Quasi l’opposto di quanto avviene qualche chilometro più in là, a casa del River Plate dove comandano i “Los Barrachos del Tablon”. Nati recentemente (2001), la storia non si diversifica molto rispetto a quella degli acerrimi nemici de “La 12”. Lotte di potere sanguinarie pure qui, praticamente sin da subito. Due esistenze, due moti quasi rivoluzionari che hanno trasformato i rispettivi stadi, “Bombonera” e “Monumental”, in due roccaforti pronte ed esplodere e prendere fuoco.

Per concettualizzare in un unico file la profetizzazione di ispirazione calcistica che accompagna lo spirito e guida l’anima degli argentini alla ricerca della felicità promessa (una sorta di terra della pace dei sensi), è sufficiente ricordare la narrazione secondo cui la vittoria del Mondiale del 1978 ebbe la forza di fermare, seppur temporaneamente, il regime di Videla a conferma del fatto di come il calcio in Argentina sia vissuto con venerazione messianica, capace pure di scaldare i cuori di feroci dittatori.
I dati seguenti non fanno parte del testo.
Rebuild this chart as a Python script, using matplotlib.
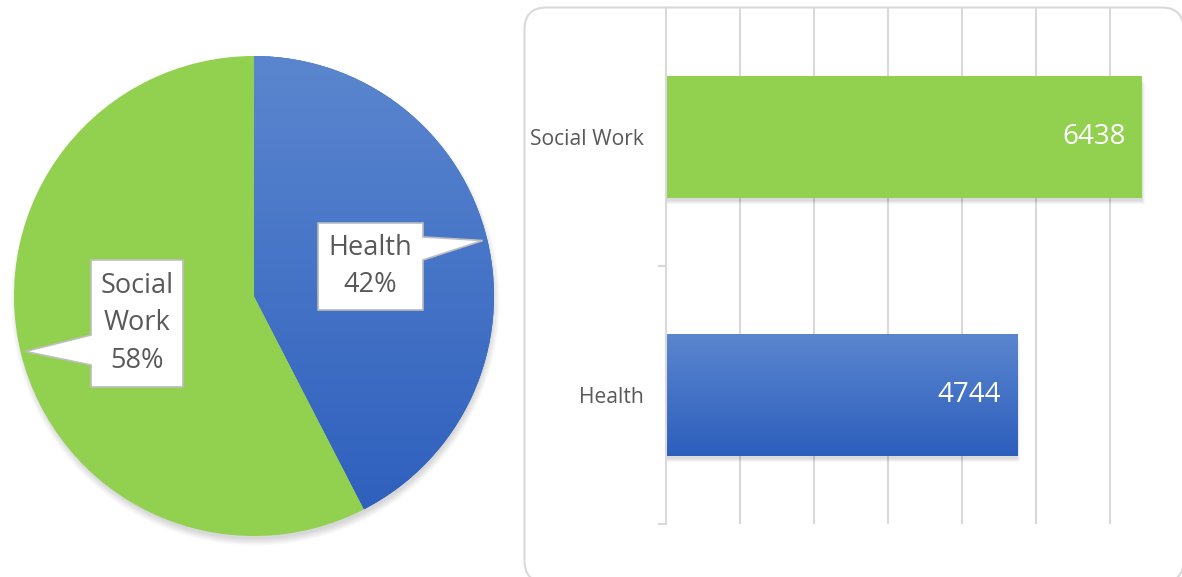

Ma anche quelli di un padre che pur di non mancare all’appuntamento con la storia, e far vivere al figlio una giornata di gloria (diventata poi nefasta), decide di vendere l’unico mezzo con cui andava al lavoro -il motorino- e la PlayStation del ragazzino. Ma anche di mandare in tilt il sistema emotivo di un adolescente di appena 23 anni, agente di polizia, il quale al termine della finale persa dal Boca junior decide di togliersi la vita, gesto che aveva anticipato nei giorni precedenti in caso di sconfitta, cosa puntualmente avvenuta. Una tragedia vera, senza un perché. Soprattutto una sconfitta per la famiglia del giovane tifoso, ancora incredula su quanto avvenuto. 

Là dove neanche  “la mano de Dios” nulla ha potuto.